W2. Ambiguity in Distortion Definition: The paper frequently references the concept of "distortion" when discussing the benefits of using Optimal Spherical Codes (OSC) in LSH. However, a clear and concise definition of distortion is missing, making it difficult to fully understand and evaluate the proposed method's effectiveness. While Figure 1 shows the minimum distance in a self-comparison context, it doesn't provide a comprehensive view of the distortion in the mapping process from the input space to the output space.

W3. Concern of the Optimization Objective: Under the assumption that all data points are normalized, the Euclidean distance between any $c_i$ and $c_j$ is inversely proportional to their inner product. Thus, it is problematic to directly replace Euclidean distance in Equation (1) with the inner product in Equation (2). Is there any typo in Equation (2), e.g., removing the " $-$ " or maximizing $L$ ?

W4. Unconvincing Empirical Results.

W4.1. Lack of End-to-End Comparison: While the paper compares the new approach with RP-LSH and FlyHash, it would be beneficial to see the end-to-end comparisons with other state-of-the-art ANN search methods, such as FAISS and HNSW.

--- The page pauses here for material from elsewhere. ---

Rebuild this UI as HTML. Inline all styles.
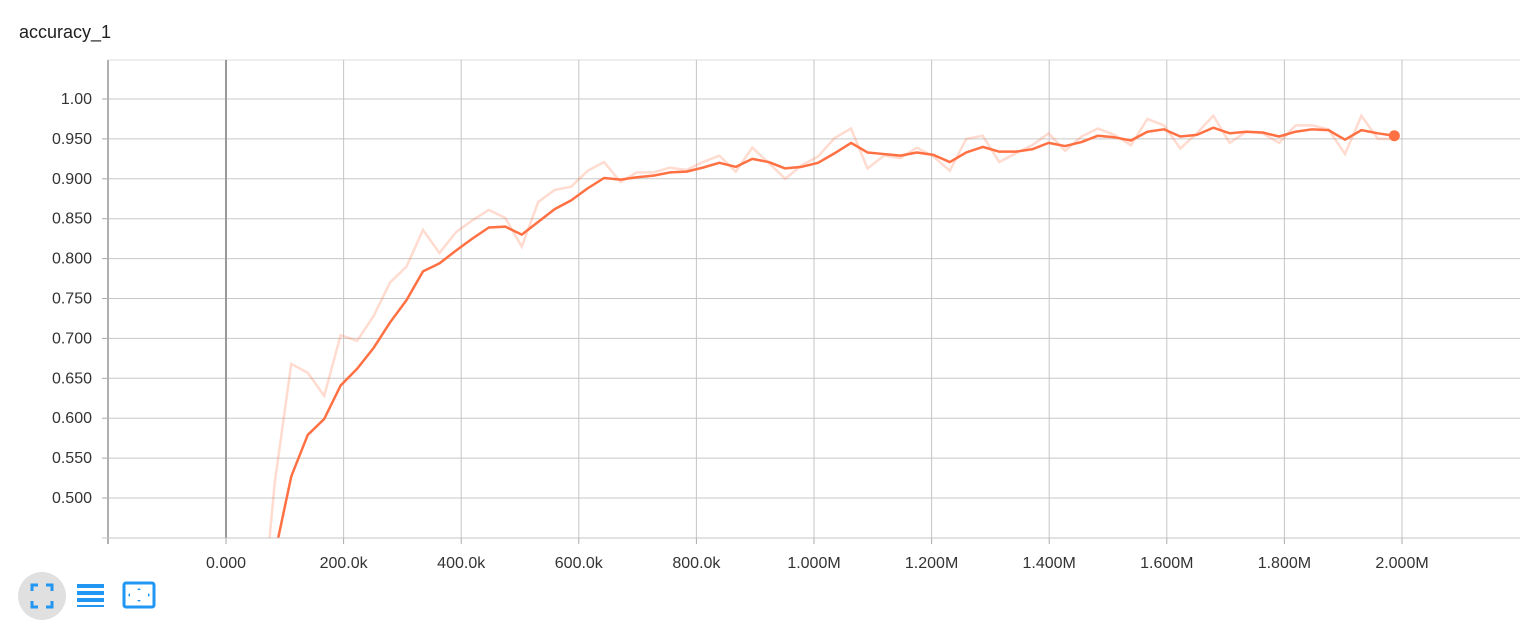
<!DOCTYPE html>
<html><head><meta charset="utf-8"><style>
html,body{margin:0;padding:0;width:1537px;height:641px;overflow:hidden;background:#fff;font-family:"Liberation Sans",Roboto,sans-serif;}
#wrap{position:relative;width:1537px;height:641px;overflow:hidden}
svg{display:block}
</style></head><body>
<div id="wrap">
<svg id="chart" width="1537" height="641">
<text x="19" y="38" font-size="18" fill="#212121">accuracy_1</text>
<g id="grid"></g><g id="series"></g><g id="axes"></g>
<g>
<circle cx="42" cy="596" r="24" fill="#e0e0e0"/>
<path d="M32 591v-6h6M46 585h6v6M52 601v6h-6M38 607h-6v-6" fill="none" stroke="#2196f3" stroke-width="3"/>
</g>
<g>
<rect x="77" y="584" width="27" height="4" fill="#2196f3"/><rect x="77" y="591" width="27" height="4" fill="#2196f3"/><rect x="77" y="598" width="27" height="4" fill="#2196f3"/><rect x="77" y="605" width="27" height="2" fill="#2196f3"/>
</g>
<g>
<rect x="124" y="583" width="30" height="24" rx="2" fill="none" stroke="#2196f3" stroke-width="3"/>
<path d="M139 588l-2 2h4zM139 602l-2-2h4zM128 595l2-2v4zM150 595l-2-2v4z" fill="#2196f3"/>
</g>
</svg></div>
<script>
const steps=[55,83,111,139,167,195,223,251,279,307,335,363,391,419,447,475,503,531,559,587,615,643,671,699,727,755,783,811,839,867,895,923,951,979,1007,1035,1063,1091,1119,1147,1175,1203,1231,1259,1287,1315,1343,1371,1399,1427,1455,1483,1511,1539,1567,1595,1623,1651,1679,1707,1735,1763,1791,1819,1847,1875,1903,1931,1959,1987];
const smoothed=[0.25,0.43,0.527,0.579,0.599,0.641,0.662,0.688,0.720,0.748,0.784,0.794,0.810,0.825,0.839,
0.840,0.830,0.846,0.862,0.873,0.888,0.901,0.899,0.902,0.904,0.908,0.909,0.914,0.920,0.915,0.925,0.921,0.913,0.915,0.920,0.932,0.945,0.933,0.931,0.929,0.933,0.930,0.921,0.933,0.940,0.934,0.934,
0.937,0.945,0.941,0.946,0.954,0.952,0.948,0.959,0.962,0.953,0.955,0.964,0.957,0.959,0.958,0.953,0.959,0.962,0.961,0.949,0.961,0.957,0.954];
const raw=[0.30,0.52,0.668,0.657,0.628,0.704,0.697,0.728,0.770,0.790,0.836,0.807,0.833,0.848,0.861,
0.851,0.815,0.871,0.886,0.890,0.910,0.921,0.896,0.908,0.908,0.914,0.911,0.921,0.929,0.909,0.939,0.920,0.900,0.917,0.928,0.951,0.963,0.913,0.929,0.926,0.939,0.928,0.910,0.950,0.954,0.921,0.932,
0.942,0.957,0.935,0.953,0.963,0.955,0.942,0.975,0.967,0.938,0.957,0.979,0.945,0.959,0.957,0.945,0.967,0.967,0.962,0.931,0.979,0.950,0.950];
const yTicks=[0.5,0.55,0.6,0.65,0.7,0.75,0.8,0.85,0.9,0.95,1.0];
const yLabels=["0.500","0.550","0.600","0.650","0.700","0.750","0.800","0.850","0.900","0.950","1.00"];
const xTicks=[0,200,400,600,800,1000,1200,1400,1600,1800,2000];
const xLabels=["0.000","200.0k","400.0k","600.0k","800.0k","1.000M","1.200M","1.400M","1.600M","1.800M","2.000M"];
const L=108,R=1520,T=60,B=538;
const X=s=>226+s*0.588, Y=v=>99+(1-v)*798;
const NS="http://www.w3.org/2000/svg";
function mk(tag,attrs,parent){const e=document.createElementNS(NS,tag);for(const k in attrs)e.setAttribute(k,attrs[k]);parent.appendChild(e);return e;}
const grid=document.getElementById('grid'),axes=document.getElementById('axes'),ser=document.getElementById('series');
mk('line',{x1:L,x2:R,y1:T,y2:T,stroke:'#dcdcdc','stroke-width':1},grid);
yTicks.forEach((v,i)=>{
 const g=mk('line',{x1:L,x2:R,y1:Y(v),y2:Y(v),stroke:'#c8c8c8','stroke-width':1},grid);
 
 
 mk('line',{x1:L-6,x2:L,y1:Y(v),y2:Y(v),stroke:'#aaa'},axes);
 const t=mk('text',{x:92,y:Y(v)+5,'text-anchor':'end','font-size':16,fill:'#333'},axes);
 t.textContent=yLabels[i];
 
 
});
xTicks.forEach((s,i)=>{
 const g=mk('line',{x1:X(s),x2:X(s),y1:T,y2:B,stroke:s===0?'#999':'#c4c4c4','stroke-width':s===0?2:1},grid);
 
 
 mk('line',{x1:X(s),x2:X(s),y1:B,y2:B+6,stroke:'#aaa'},axes);
 const t=mk('text',{x:X(s),y:568,'text-anchor':'middle','font-size':16,fill:'#333'},axes);
 t.textContent=xLabels[i];
 
 
});
mk('line',{x1:L,x2:L,y1:T,y2:B+6,stroke:'#b0b0b0','stroke-width':2},axes);
mk('line',{x1:L-6,x2:R,y1:B,y2:B,stroke:'#c4c4c4','stroke-width':1},axes);
const cp=mk('clipPath',{id:'clip'},ser);mk('rect',{x:L,y:T,width:R-L,height:B-T},cp);
const g=mk('g',{'clip-path':'url(#clip)'},ser);
const rl=mk('polyline',{points:steps.map((s,i)=>X(s)+','+Y(raw[i])).join(' '),fill:'none',stroke:'#ff7043','stroke-opacity':0.25,'stroke-width':2.5},g);


const sl=mk('polyline',{points:steps.map((s,i)=>X(s)+','+Y(smoothed[i])).join(' '),fill:'none',stroke:'#ff7043','stroke-width':2.5,'stroke-linejoin':'round'},g);


const n=steps.length-1;
const dot=mk('circle',{cx:X(steps[n]),cy:Y(smoothed[n]),r:5.5,fill:'#ff7043'},g);


</script>
</body></html>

W4.2. Scalability Concerns: Although the authors claim they have improved the efficiency issue, the paper doesn't delve deep into the scalability of the proposed method, especially when dealing with extremely large datasets.

W5. Poor Presentation: This paper seems to be written in a hurry way. For example, there exist many "???" and empty "()." The two Algorithms are isolated from the main paper, and no explanation is provided. In the experiments, they claim to use five datasets, but I failed to find the results on CIFAR10.

问题

Regarding W1:

Q1: Could you provide the time complexity of finding the OSCs and discuss any alternative way to accelerate this process?

Regarding W2:

Q2: Can the authors provide a rigorous definition of "distortion" as used in the context of this paper? How is it measured, and what makes it a suitable metric for evaluating the quality of the mapping?

Q3: Given the emphasis on minimizing distortion with OSC, could the authors provide comparisons with other methods in terms of this metric? This would offer a clearer perspective on the proposed method's advantages.

伦理问题详情

No.

审稿意见

评分: 3置信度: 32023-11-01

The authors propose OSC (Optimal Spherical Codes) as a technique for generating sparse representations that can be used for locality sensitive hashing. The code vectors are generated by an optimization procedure that maximizes the minimum angle between any pair of code points. They show that their approach outperforms FlyLSH and random projections LSH.

While their technique is very similar to the approach proposed by Andoni et al., the main advantage seems to be the flexibility in choosing the embedding dimension.

优点

There could be some (computational) advantage to the flexibility in using different embedding dimensions (though they have not explored this in the paper).

缺点

On the datasets they consider, there is not a marked improvement over the baselines.
It seems that they are performing an optimization procedure for computing the code vectors, but not actually using any data - it seems like if you are going through the trouble to optimize the code vectors then it might help to actually use the data (so that the code vectors chosen can reflect the actual underlying data distribution).

问题

It would be useful to understand if the flexiblity in the choice of embedding dimension actually produces interesting tradeoffs (recall vs computation, etc). If not what do you see as the main advantage over Andoni et al?